Have you thought about how a natural disaster could send your business plans on a drastic detour? These events can cripple a small business, and many find it difficult to recover. Reopening your doors requires strategic effort. Use the following tips to weather the storm and successfully rejoin the marketplace post-disaster.

Contact the team: Communication is key after a disaster. Confirm that everyone is safe, and then determine if anyone is able to report to work. Remain in frequent communication with your team about the status of the business and plans to move forward.

Claim the loss: Before you begin cleaning or restoration, contact your insurance provider. Start the claims process as soon as possible. Consult with your agent to determine whether you can begin repairs or whether you should wait for authorization to ensure coverage.

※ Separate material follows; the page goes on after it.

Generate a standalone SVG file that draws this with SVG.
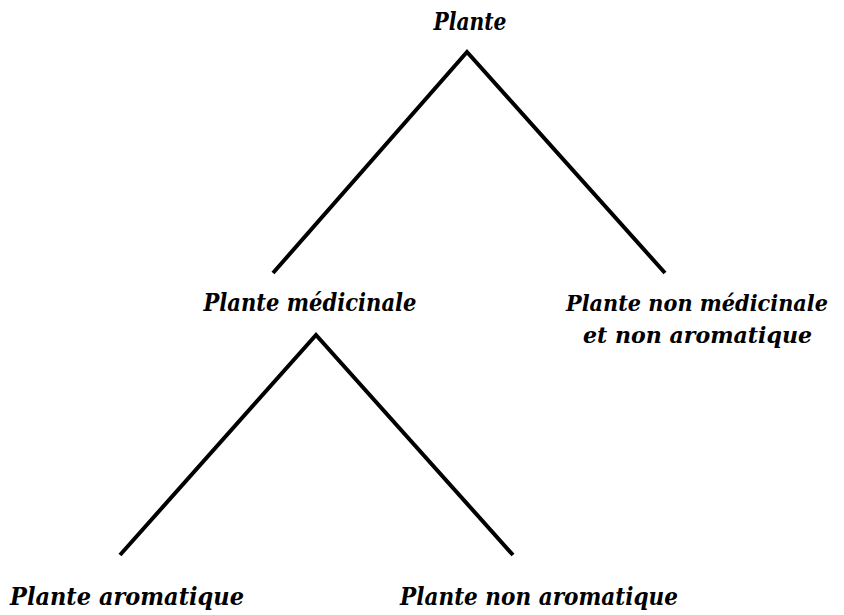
<svg xmlns="http://www.w3.org/2000/svg" width="844" height="615" viewBox="0 0 844 615">
<style>
text{font-family:"DejaVu Serif","Liberation Serif",serif;font-weight:bold;font-style:italic;font-size:24px;fill:#000;text-anchor:middle}
.r{font-size:21.5px;text-anchor:start}
.c polyline{fill:none;stroke:#000;stroke-width:4;stroke-linejoin:miter}
</style>
<rect width="844" height="615" fill="#fff"/>
<g class="c" id="connectors">
<polyline points="273,273 467,52 665,273"/>
<polyline points="120,555 316,335 513,555"/>
</g>
<g id="n-plante"><text x="470" y="30" textLength="73" lengthAdjust="spacingAndGlyphs">Plante</text></g>
<g id="n-medicinale"><text x="310" y="311" textLength="213" lengthAdjust="spacingAndGlyphs">Plante médicinale</text></g>
<g id="n-non-medicinale"><text class="r" x="566" y="311" textLength="262" lengthAdjust="spacingAndGlyphs">Plante non médicinale</text><text class="r" x="583" y="343" textLength="229" lengthAdjust="spacingAndGlyphs">et non aromatique</text></g>
<g id="n-aromatique"><text x="127" y="605" textLength="234" lengthAdjust="spacingAndGlyphs">Plante aromatique</text></g>
<g id="n-non-aromatique"><text x="539" y="605" textLength="278" lengthAdjust="spacingAndGlyphs">Plante non aromatique</text></g>
</svg>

Relocate the business: Determine whether you will be able to reopen in the same location or whether you need to find a new home for your business. If your location is temporarily unusable after the disaster, but you can’t afford to shut down completely, look for an interim solution. Consider offering services to another company in exchange for space for your temporary operations.

Restore the records: As you clean up from the disaster, save all files you can recover. Make repairs to salvage as much as possible, and request fresh copies of any records you cannot recover.

Assess the safety: Before bringing any employees back on-site, take proper precautions with signage and caution tape to mark any areas that remain hazardous.